* _Collected material_:
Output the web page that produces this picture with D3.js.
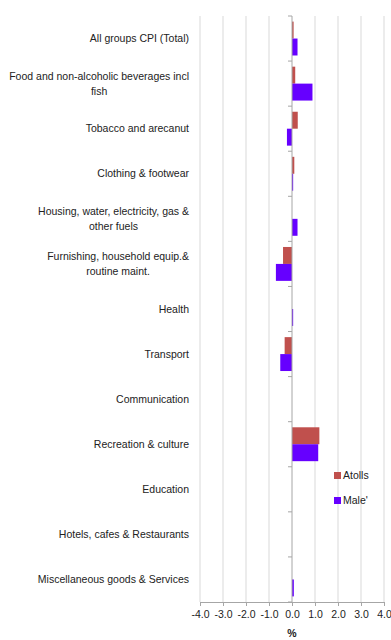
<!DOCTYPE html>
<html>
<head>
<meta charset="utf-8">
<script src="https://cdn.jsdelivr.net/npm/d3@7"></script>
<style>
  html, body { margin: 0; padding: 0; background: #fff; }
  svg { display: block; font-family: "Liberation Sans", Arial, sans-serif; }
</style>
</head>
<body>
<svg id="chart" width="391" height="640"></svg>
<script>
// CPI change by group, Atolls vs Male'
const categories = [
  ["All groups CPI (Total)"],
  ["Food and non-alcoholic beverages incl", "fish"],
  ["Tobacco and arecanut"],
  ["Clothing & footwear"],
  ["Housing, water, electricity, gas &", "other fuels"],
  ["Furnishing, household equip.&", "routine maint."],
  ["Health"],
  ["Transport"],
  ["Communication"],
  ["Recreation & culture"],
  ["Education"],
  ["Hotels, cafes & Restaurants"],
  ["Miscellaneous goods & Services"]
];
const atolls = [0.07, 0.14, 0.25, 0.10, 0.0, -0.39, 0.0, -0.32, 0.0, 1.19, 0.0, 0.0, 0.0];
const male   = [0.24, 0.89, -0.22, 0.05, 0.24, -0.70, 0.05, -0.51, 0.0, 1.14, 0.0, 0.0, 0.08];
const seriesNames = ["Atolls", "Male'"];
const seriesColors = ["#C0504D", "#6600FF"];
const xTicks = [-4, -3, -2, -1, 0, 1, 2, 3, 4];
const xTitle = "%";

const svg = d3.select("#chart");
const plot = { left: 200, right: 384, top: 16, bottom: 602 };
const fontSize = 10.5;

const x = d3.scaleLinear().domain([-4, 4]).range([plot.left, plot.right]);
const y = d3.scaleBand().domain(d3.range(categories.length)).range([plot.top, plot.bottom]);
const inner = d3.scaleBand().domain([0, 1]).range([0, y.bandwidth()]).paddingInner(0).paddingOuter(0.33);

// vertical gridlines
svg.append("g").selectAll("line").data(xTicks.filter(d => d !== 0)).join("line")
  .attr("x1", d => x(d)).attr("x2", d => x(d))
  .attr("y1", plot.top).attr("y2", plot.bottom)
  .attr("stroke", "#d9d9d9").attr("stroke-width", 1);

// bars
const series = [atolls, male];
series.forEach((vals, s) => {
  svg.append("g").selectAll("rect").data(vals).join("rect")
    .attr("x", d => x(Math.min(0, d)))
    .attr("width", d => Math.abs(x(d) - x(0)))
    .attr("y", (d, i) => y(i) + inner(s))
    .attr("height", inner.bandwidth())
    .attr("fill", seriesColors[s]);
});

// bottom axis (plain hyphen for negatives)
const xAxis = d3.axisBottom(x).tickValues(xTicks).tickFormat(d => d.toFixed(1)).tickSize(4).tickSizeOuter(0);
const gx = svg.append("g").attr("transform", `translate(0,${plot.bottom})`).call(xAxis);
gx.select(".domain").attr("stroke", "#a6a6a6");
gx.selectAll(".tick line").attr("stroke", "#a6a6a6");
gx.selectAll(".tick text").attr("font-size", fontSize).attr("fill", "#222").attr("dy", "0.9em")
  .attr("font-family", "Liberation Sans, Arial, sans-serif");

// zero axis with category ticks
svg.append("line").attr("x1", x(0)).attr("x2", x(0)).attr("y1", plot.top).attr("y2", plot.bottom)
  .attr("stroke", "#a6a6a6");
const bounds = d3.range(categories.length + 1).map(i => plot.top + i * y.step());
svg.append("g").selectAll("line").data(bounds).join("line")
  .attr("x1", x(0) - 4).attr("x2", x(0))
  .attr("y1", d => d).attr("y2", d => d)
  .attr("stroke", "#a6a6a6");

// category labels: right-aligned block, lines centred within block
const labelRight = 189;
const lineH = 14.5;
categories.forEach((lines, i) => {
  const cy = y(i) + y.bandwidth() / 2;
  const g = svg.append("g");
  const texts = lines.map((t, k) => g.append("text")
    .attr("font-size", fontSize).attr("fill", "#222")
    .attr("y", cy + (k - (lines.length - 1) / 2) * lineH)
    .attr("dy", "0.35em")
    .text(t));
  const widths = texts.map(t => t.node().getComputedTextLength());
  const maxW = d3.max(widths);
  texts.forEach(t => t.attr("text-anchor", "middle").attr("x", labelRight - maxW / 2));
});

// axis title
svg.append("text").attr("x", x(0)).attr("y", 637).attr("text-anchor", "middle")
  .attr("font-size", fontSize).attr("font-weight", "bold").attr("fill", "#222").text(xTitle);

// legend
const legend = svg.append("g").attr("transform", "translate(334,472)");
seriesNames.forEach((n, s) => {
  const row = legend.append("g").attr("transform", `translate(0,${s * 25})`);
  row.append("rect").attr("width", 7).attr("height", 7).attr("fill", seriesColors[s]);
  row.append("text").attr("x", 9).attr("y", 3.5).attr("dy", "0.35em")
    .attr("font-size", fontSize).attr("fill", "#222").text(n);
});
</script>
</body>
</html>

* _What you should do_: Repeat the data exactly, without the pictures.

* _Answer to this problem_:
Output the web page that produces this picture with D3.js.
<!DOCTYPE html>
<html>
<head>
<meta charset="utf-8">
<script src="https://cdn.jsdelivr.net/npm/d3@7"></script>
<style>
  html, body { margin: 0; padding: 0; background: #fff; }
  svg { display: block; font-family: "Liberation Sans", Arial, sans-serif; }
</style>
</head>
<body>
<svg id="chart" width="391" height="640"></svg>
<script>
// CPI change by group, Atolls vs Male'
const categories = [
  ["All groups CPI (Total)"],
  ["Food and non-alcoholic beverages incl", "fish"],
  ["Tobacco and arecanut"],
  ["Clothing & footwear"],
  ["Housing, water, electricity, gas &", "other fuels"],
  ["Furnishing, household equip.&", "routine maint."],
  ["Health"],
  ["Transport"],
  ["Communication"],
  ["Recreation & culture"],
  ["Education"],
  ["Hotels, cafes & Restaurants"],
  ["Miscellaneous goods & Services"]
];
const atolls = [0.07, 0.14, 0.25, 0.10, 0.0, -0.39, 0.0, -0.32, 0.0, 1.19, 0.0, 0.0, 0.0];
const male   = [0.24, 0.89, -0.22, 0.05, 0.24, -0.70, 0.05, -0.51, 0.0, 1.14, 0.0, 0.0, 0.08];
const seriesNames = ["Atolls", "Male'"];
const seriesColors = ["#C0504D", "#6600FF"];
const xTicks = [-4, -3, -2, -1, 0, 1, 2, 3, 4];
const xTitle = "%";

const svg = d3.select("#chart");
const plot = { left: 200, right: 384, top: 16, bottom: 602 };
const fontSize = 10.5;

const x = d3.scaleLinear().domain([-4, 4]).range([plot.left, plot.right]);
const y = d3.scaleBand().domain(d3.range(categories.length)).range([plot.top, plot.bottom]);
const inner = d3.scaleBand().domain([0, 1]).range([0, y.bandwidth()]).paddingInner(0).paddingOuter(0.33);

// vertical gridlines
svg.append("g").selectAll("line").data(xTicks.filter(d => d !== 0)).join("line")
  .attr("x1", d => x(d)).attr("x2", d => x(d))
  .attr("y1", plot.top).attr("y2", plot.bottom)
  .attr("stroke", "#d9d9d9").attr("stroke-width", 1);

// bars
const series = [atolls, male];
series.forEach((vals, s) => {
  svg.append("g").selectAll("rect").data(vals).join("rect")
    .attr("x", d => x(Math.min(0, d)))
    .attr("width", d => Math.abs(x(d) - x(0)))
    .attr("y", (d, i) => y(i) + inner(s))
    .attr("height", inner.bandwidth())
    .attr("fill", seriesColors[s]);
});

// bottom axis (plain hyphen for negatives)
const xAxis = d3.axisBottom(x).tickValues(xTicks).tickFormat(d => d.toFixed(1)).tickSize(4).tickSizeOuter(0);
const gx = svg.append("g").attr("transform", `translate(0,${plot.bottom})`).call(xAxis);
gx.select(".domain").attr("stroke", "#a6a6a6");
gx.selectAll(".tick line").attr("stroke", "#a6a6a6");
gx.selectAll(".tick text").attr("font-size", fontSize).attr("fill", "#222").attr("dy", "0.9em")
  .attr("font-family", "Liberation Sans, Arial, sans-serif");

// zero axis with category ticks
svg.append("line").attr("x1", x(0)).attr("x2", x(0)).attr("y1", plot.top).attr("y2", plot.bottom)
  .attr("stroke", "#a6a6a6");
const bounds = d3.range(categories.length + 1).map(i => plot.top + i * y.step());
svg.append("g").selectAll("line").data(bounds).join("line")
  .attr("x1", x(0) - 4).attr("x2", x(0))
  .attr("y1", d => d).attr("y2", d => d)
  .attr("stroke", "#a6a6a6");

// category labels: right-aligned block, lines centred within block
const labelRight = 189;
const lineH = 14.5;
categories.forEach((lines, i) => {
  const cy = y(i) + y.bandwidth() / 2;
  const g = svg.append("g");
  const texts = lines.map((t, k) => g.append("text")
    .attr("font-size", fontSize).attr("fill", "#222")
    .attr("y", cy + (k - (lines.length - 1) / 2) * lineH)
    .attr("dy", "0.35em")
    .text(t));
  const widths = texts.map(t => t.node().getComputedTextLength());
  const maxW = d3.max(widths);
  texts.forEach(t => t.attr("text-anchor", "middle").attr("x", labelRight - maxW / 2));
});

// axis title
svg.append("text").attr("x", x(0)).attr("y", 637).attr("text-anchor", "middle")
  .attr("font-size", fontSize).attr("font-weight", "bold").attr("fill", "#222").text(xTitle);

// legend
const legend = svg.append("g").attr("transform", "translate(334,472)");
seriesNames.forEach((n, s) => {
  const row = legend.append("g").attr("transform", `translate(0,${s * 25})`);
  row.append("rect").attr("width", 7).attr("height", 7).attr("fill", seriesColors[s]);
  row.append("text").attr("x", 9).attr("y", 3.5).attr("dy", "0.35em")
    .attr("font-size", fontSize).attr("fill", "#222").text(n);
});
</script>
</body>
</html>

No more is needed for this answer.